Studio album by Sawyer Brown
- Released: August 10, 1993
- Genre: Country
- Length: 41:22
- Label: Curb
- Producer: Mark Miller, Mac McAnally; "The Boys and Me" dance mix produced by Brian Tankersley

Sawyer Brown chronology
| Cafe on the Corner (1992) | Outskirts of Town (1993) | Greatest Hits 1990–1995 (1995) |

Singles from Outskirts of Town
- "Thank God for You" Released: June 28, 1993; "The Boys and Me" Released: October 11, 1993; "Outskirts of Town" Released: February 19, 1994; "Hard to Say" Released: June 20, 1994;

= Outskirts of Town =

Outskirts of Town is the 10th studio album by American country music band Sawyer Brown, released in 1993 on Curb Records. The third and final album of their career to receive RIAA gold certification, it produced four hit singles on the Billboard country charts: "Thank God for You" (the band's third and final number one), "The Boys and Me" (number four), the title track (number 40), and "Hard to Say" (number 5).
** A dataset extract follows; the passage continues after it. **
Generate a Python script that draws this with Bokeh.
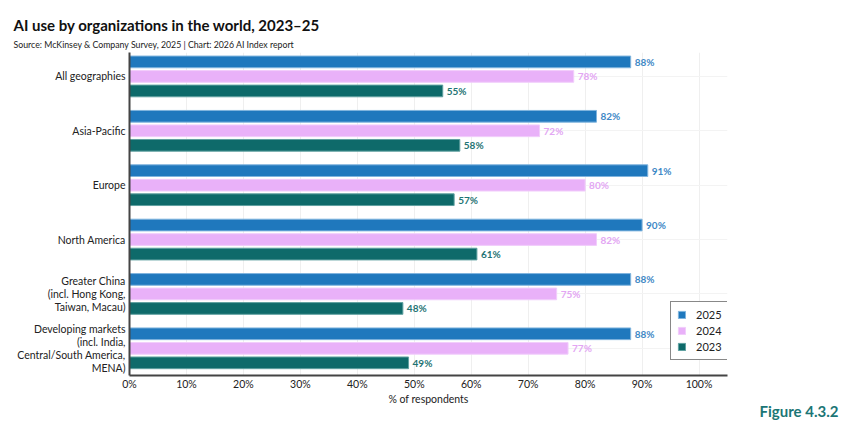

A dance mix of "The Boys and Me" is also included as a bonus track.

==Track listing==

| No. | Title | Writer(s) | Length |
|---|---|---|---|
| 1. | "The Boys and Me" | Mac McAnally, Mark Miller | 3:23 |
| 2. | "Farmer Tan" | Gregg Hubbard, Miller | 4:07 |
| 3. | "Outskirts of Town" | Duncan Cameron, Hubbard | 3:41 |
| 4. | "Thank God for You" | McAnally, Miller | 3:18 |
| 5. | "Listenin' for You" | Hubbard, Miller | 2:56 |
| 6. | "Eyes of Love" | Cameron, Hubbard, Miller | 3:06 |
| 7. | "Hard to Say" | Miller | 3:24 |
| 8. | "Drive Away" | Miller, Bill LaBounty | 3:47 |
| 9. | "Heartbreak Highway" | Miller, John Flannigan | 2:34 |
| 10. | "Love to Be Wanted" | Miller, Bill Shore | 2:31 |
| 11. | "Hold On" | Hubbard | 3:30 |
| 12. | "The Boys and Me (Dance Remix)" | McAnally, Miller | 5:05 |

== Personnel ==

- Sawyer Brown
- Duncan Cameron – electric, acoustic and resonator guitars, mandolin, backing vocals
- Gregg "Hobie" Hubbard – keyboards, background vocals
- Mark Miller – lead vocals, producer
- Jim Scholten – bass guitar
- Joe "Curley" Smyth – drums, percussion

- Additional musicians
- Eddie Bayers – drums
- Sam Bush – mandolin
- Roger Hawkins – drums, percussion
- James Hooker – keyboards
- Roy Huskey Jr. – upright bass
- Mike Lawler – synthesizer
- Mac McAnally – acoustic guitar, producer
- Terry McMillan – harmonica
- Dana McVicker – duet vocals on "Drive Away"
- JayDee Maness – pedal steel guitar
- Matt Rollings – piano

==Chart performance==

===Weekly charts===

| Chart (1993) | Peak position |
|---|---|
| Canadian Country Albums (RPM) | 2 |
| US Billboard 200 | 81 |
| US Top Country Albums (Billboard) | 13 |

===Year-end charts===

| Chart (1993) | Position |
|---|---|
| US Top Country Albums (Billboard) | 75 |
| Chart (1994) | Position |
| US Top Country Albums (Billboard) | 62 |

==Certifications==

| Region | Certification | Certified units/sales |
| Canada (Music Canada) | Gold | 50,000^{^} |
| United States (RIAA) | Gold | 500,000^{^} |
^{^} Shipments figures based on certification alone.